Draw a scatter plot of the data embeddings from data and emb_method. This function generates 2-dimensional scatter plot based on first and second components of the embedding method. Available embedding method are given in maica.core.env.

Parameters

fig_name – (str) A name of the image file storing the scatter plot.
data – (numpy.ndarray) The original data to be embedded.
labels – (labels) Numerical labels for the data.
font_size – (int, optional) The size of text in the generated figure (default = 16).
emb_method – (str, optional) Embedding method (default = env.EMB_TSNE).

Optimization¶

The maica.util.optimization module supports the function optimization.

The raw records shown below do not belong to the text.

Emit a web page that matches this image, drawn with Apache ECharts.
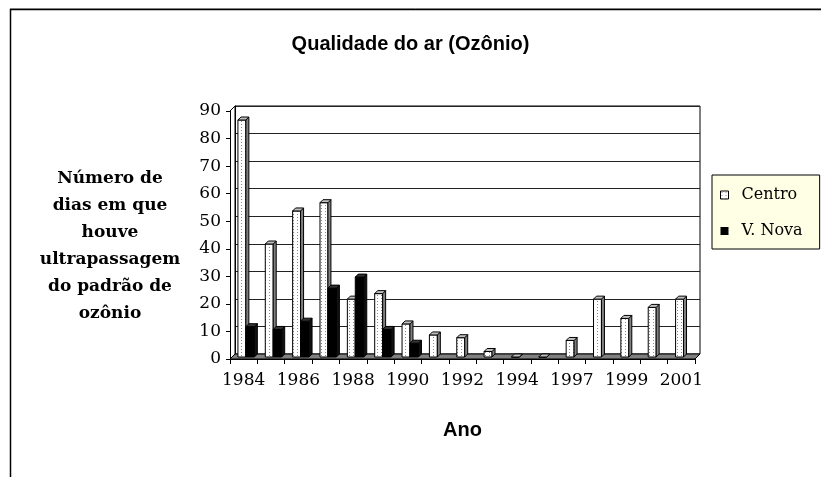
<!DOCTYPE html>
<html><head><meta charset="utf-8">
<script src="https://cdn.jsdelivr.net/npm/echarts/dist/echarts.min.js"></script>
<style>html,body{margin:0;padding:0;background:#fff}#c{width:821px;height:477px}</style>
</head><body><div id="c"></div>
<script>
// ---- data ----
const years = ['1984','1985','1986','1987','1988','1989','1990','1991','1992','1993','1994','1995','1997','1998','1999','2000','2001'];
const centro = [86, 41, 53, 56, 21, 23, 12, 8, 7, 2, 0, 0, 6, 21, 14, 18, 21];
const vNova  = [11, 10, 13, 25, 29, 10, 5, null, null, null, null, null, null, null, null, null, null];
const seriesNames = ['Centro', 'V. Nova'];
const yMin = 0, yMax = 90, yStep = 10;
const titleText = 'Qualidade do ar (Ozônio)';
const yName = ['Número de', 'dias em que', 'houve', 'ultrapassagem', 'do padrão de', 'ozônio'];
const xName = 'Ano';

// ---- layout ----
const GL = 230, GT = 111, GW = 465, GH = 248, DX = 5, DY = -5;

const pc = document.createElement('canvas'); pc.width = 4; pc.height = 3;
const g = pc.getContext('2d'); g.fillStyle = '#fff'; g.fillRect(0, 0, 4, 3);
g.fillStyle = '#8a8a8a'; g.fillRect(1, 1, 1, 1);
const patternFill = { image: pc, repeat: 'repeat' };

const styles = [
  { front: patternFill, side: '#808080', top: '#c0c0c0', off: 0.29, w: 0.29 },
  { front: '#000', side: '#111', top: '#333', off: 0.58, w: 0.31 }
];

function make3D(k) {
  return function (params, api) {
    const v = api.value(1);
    if (v === null || v === undefined || isNaN(v)) return null;
    const c0 = api.coord([api.value(0), 0]);
    const c1 = api.coord([api.value(0), v]);
    const band = api.size([1, 0])[0];
    const s = styles[k];
    const w = band * s.w;
    const left = c0[0] - band / 2 + band * s.off;
    const by = -2, d = 3;
    const bottom = c0[1] + by, top = c1[1] + by;
    const st = { stroke: '#000', lineWidth: 1 };
    return {
      type: 'group',
      children: [
        { type: 'rect', shape: { x: left, y: top, width: w, height: bottom - top },
          style: Object.assign({ fill: s.front }, st) },
        { type: 'polygon', shape: { points: [[left + w, top], [left + w + d, top - d], [left + w + d, bottom - d], [left + w, bottom]] },
          style: Object.assign({ fill: s.side }, st) },
        { type: 'polygon', shape: { points: [[left, top], [left + d, top - d], [left + w + d, top - d], [left + w, top]] },
          style: Object.assign({ fill: s.top }, st) }
      ]
    };
  };
}

const chart = echarts.init(document.getElementById('c'), null, { renderer: 'canvas' });
const serif = 'DejaVu Serif';
chart.setOption({
  animation: false,
  backgroundColor: '#fff',
  title: {
    text: titleText, left: 'center', top: 29,
    textStyle: { fontFamily: 'Liberation Sans, Arial', fontWeight: 'bold', fontSize: 20, color: '#000' }
  },
  legend: {
    orient: 'vertical', left: 712, top: 175,
    padding: [12, 17, 10, 8], itemGap: 20, itemWidth: 8, itemHeight: 8,
    backgroundColor: '#FFFFE6', borderColor: '#000', borderWidth: 1,
    textStyle: { fontFamily: serif, fontSize: 16, color: '#000', lineHeight: 16, padding: [0, 0, 0, 8] },
    data: [
      { name: seriesNames[0], icon: 'rect', itemStyle: { color: patternFill, borderColor: '#000', borderWidth: 1 } },
      { name: seriesNames[1], icon: 'rect', itemStyle: { color: '#000', borderWidth: 0 } }
    ]
  },
  grid: [
    { left: GL, top: GT, width: GW, height: GH },
    { left: GL + DX, top: GT + DY, width: GW, height: GH, show: true, borderColor: '#000', borderWidth: 1, backgroundColor: 'transparent' }
  ],
  xAxis: [
    { type: 'category', gridIndex: 0, data: years, z: 5,
      axisLine: { lineStyle: { color: '#000', width: 1 } },
      axisTick: { show: true, interval: 0, length: 5, lineStyle: { color: '#000' } },
      axisLabel: { interval: 1, margin: 13, color: '#000', fontFamily: serif, fontSize: 17 },
      name: xName, nameLocation: 'middle', nameGap: 61,
      nameTextStyle: { fontFamily: 'Liberation Sans, Arial', fontWeight: 'bold', fontSize: 20, color: '#000' } },
    { type: 'category', gridIndex: 1, data: years, show: false }
  ],
  yAxis: [
    { type: 'value', gridIndex: 0, min: yMin, max: yMax, interval: yStep, z: 5,
      axisLine: { show: true, lineStyle: { color: '#000' } },
      axisTick: { show: true, length: 4, lineStyle: { color: '#000' } },
      splitLine: { show: false },
      axisLabel: { margin: 9, color: '#000', fontFamily: serif, fontSize: 17 } },
    { type: 'value', gridIndex: 1, min: yMin, max: yMax, interval: yStep,
      axisLine: { show: true, lineStyle: { color: '#000' } },
      axisTick: { show: false }, axisLabel: { show: false },
      splitLine: { show: true, lineStyle: { color: '#222', width: 1 } } }
  ],
  graphic: [
    { type: 'line', z: 0, shape: { x1: 10, y1: 8.5, x2: 821, y2: 8.5 }, style: { stroke: '#aaa', lineWidth: 1 } },
    { type: 'rect', z: 0, shape: { x: 10.5, y: 9.5, width: 900, height: 600 }, style: { fill: 'none', stroke: '#000', lineWidth: 1.5 } },
    { type: 'polygon', z: 1,
      shape: { points: [[GL, GT + GH], [GL + GW, GT + GH], [GL + GW + DX, GT + GH + DY], [GL + DX, GT + GH + DY]] },
      style: { fill: '#808080', stroke: '#000', lineWidth: 1 } },
    { type: 'line', z: 1, shape: { x1: GL, y1: GT, x2: GL + DX, y2: GT + DY }, style: { stroke: '#000', lineWidth: 1 } },
    { type: 'text', z: 2, x: 110, y: 246,
      style: { text: yName.join('\n'), fill: '#000', font: 'bold 17px "DejaVu Serif"', lineHeight: 27,
        align: 'center', verticalAlign: 'middle' } }
  ],
  series: [
    { name: seriesNames[0], type: 'custom', xAxisIndex: 0, yAxisIndex: 0, z: 3,
      itemStyle: { color: '#fff' },
      renderItem: make3D(0), encode: { x: 0, y: 1 },
      data: centro.map((v, i) => [i, v]) },
    { name: seriesNames[1], type: 'custom', xAxisIndex: 0, yAxisIndex: 0, z: 3,
      itemStyle: { color: '#000' },
      renderItem: make3D(1), encode: { x: 0, y: 1 },
      data: vNova.map((v, i) => [i, v]) }
  ]
});
</script>
</body></html>
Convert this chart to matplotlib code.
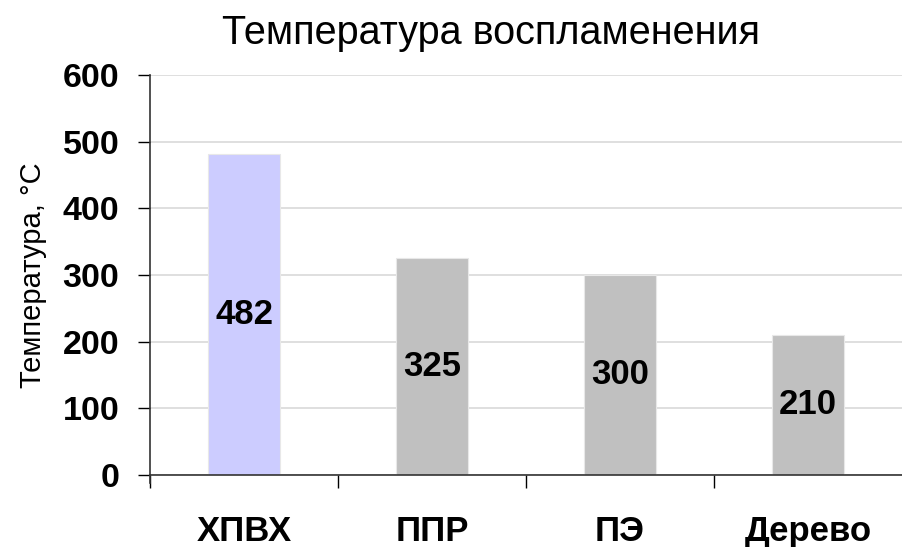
import matplotlib
matplotlib.use("Agg")
import matplotlib.pyplot as plt

plt.rcParams['font.family'] = ['Liberation Sans', 'DejaVu Sans']

categories = ['ХПВХ', 'ППР', 'ПЭ', 'Дерево']
values = [482, 325, 300, 210]
colors = ['#CCCCFF', '#C0C0C0', '#C0C0C0', '#C0C0C0']

fig = plt.figure(figsize=(9.02, 5.47), dpi=100)
ax = fig.add_axes([150/902, 1-475/547, 752/902, 400/547])

x = list(range(len(categories)))
ax.bar(x, values, width=0.38, color=colors, edgecolor='#E8E8E8', linewidth=0.8, zorder=2)
for xi, v in zip(x, values):
    ax.text(xi, v/2, str(v), ha='center', va='center', fontsize=25, fontweight='bold', zorder=3)

ax.set_xlim(-0.5, 3.5)
ax.set_ylim(0, 600)
ax.set_yticks(range(0, 601, 100))
ax.yaxis.grid(True, color='#D9D9D9', linewidth=1.2, zorder=0)
ax.set_axisbelow(True)

# major ticks between categories, names on minor ticks
ax.set_xticks([-0.5, 0.5, 1.5, 2.5])
ax.set_xticklabels([])
ax.set_xticks(x, minor=True)
ax.set_xticklabels(categories, minor=True, fontsize=25, fontweight='bold')
ax.tick_params(axis='x', which='minor', length=0, pad=29)
ax.tick_params(axis='x', which='major', length=9, width=1, direction='out')
ax.tick_params(axis='y', length=9, width=1, direction='out', pad=13, labelsize=24.5)
for t in ax.get_yticklabels():
    t.set_fontweight('bold')

for s in ['top', 'right']:
    ax.spines[s].set_visible(False)
ax.spines['left'].set_bounds(-12, 600)
ax.spines['left'].set_linewidth(1.2)
ax.spines['bottom'].set_linewidth(1.2)
ax.spines['left'].set_color('#333333')
ax.spines['bottom'].set_color('#333333')

ax.set_ylabel('Температура, °С', fontsize=21, labelpad=11)
fig.text(491/902, 1-33/547, 'Температура воспламенения', ha='center', va='center', fontsize=28.5)

fig.savefig('out.png', dpi=100)
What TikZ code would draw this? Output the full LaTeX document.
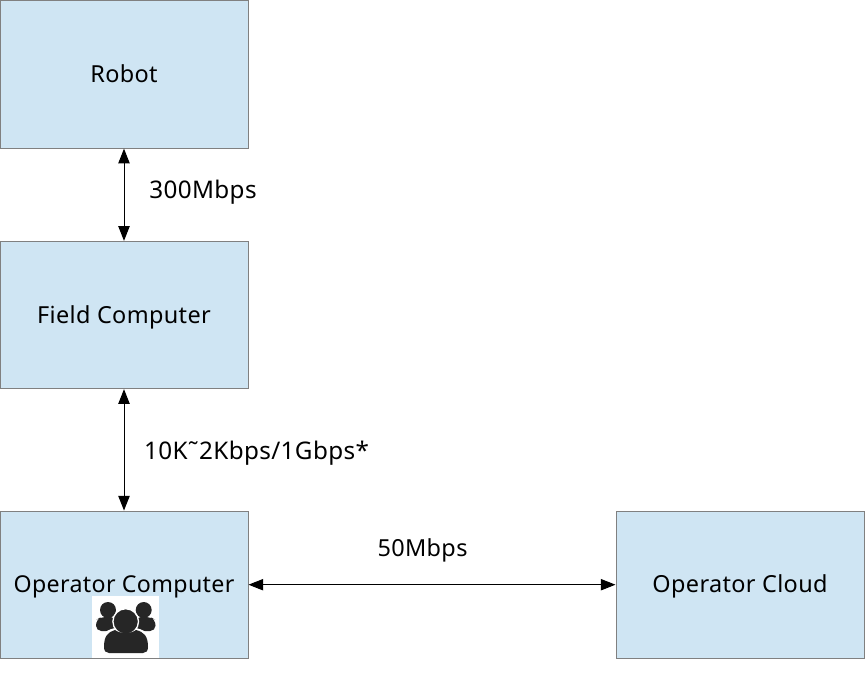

It includes various meta-heuristic algorithms and a wrapper function to execute them. This module can be used to optimize the input data of user-defined functions or machine learning models.

optimize(obj_func: object, opt_alg: str, opt_type: str, **kwargs)¶

Optimize the given user-defined function obj_func using the meta-heuristic algorithm opt_alg in ARTCAI. The objective function can be all input-output mappings regardless of their differentiability.

Parameters

obj_func – (object) The objective function to optimize.
opt_alg – (str) A name of the meta-heuristic algorithm to optimize the objective function.
opt_type – (str) An argument for determining the objective function to be minimized or maximized.
kwargs – (optional) Hyperparameters of the meta-heuristic algorithm.

Returns

Optimal input of the objective function and its score in the meta-heuristic algorithm.

run_ml_model(model: maica.ml.base.Model, input_data: numpy.ndarray)¶

Run the given machine learning model of model to generate model outputs. It is a wrapper function to use the machine learning models as an objective function of meta-heuristics.

Parameters

model – (maica.ml.base.Model) A machine learning model that makes up the objective function.
input_data – (numpy.ndarray) Input data of the given machine learning model.

Returns

Output data of the machine learning model.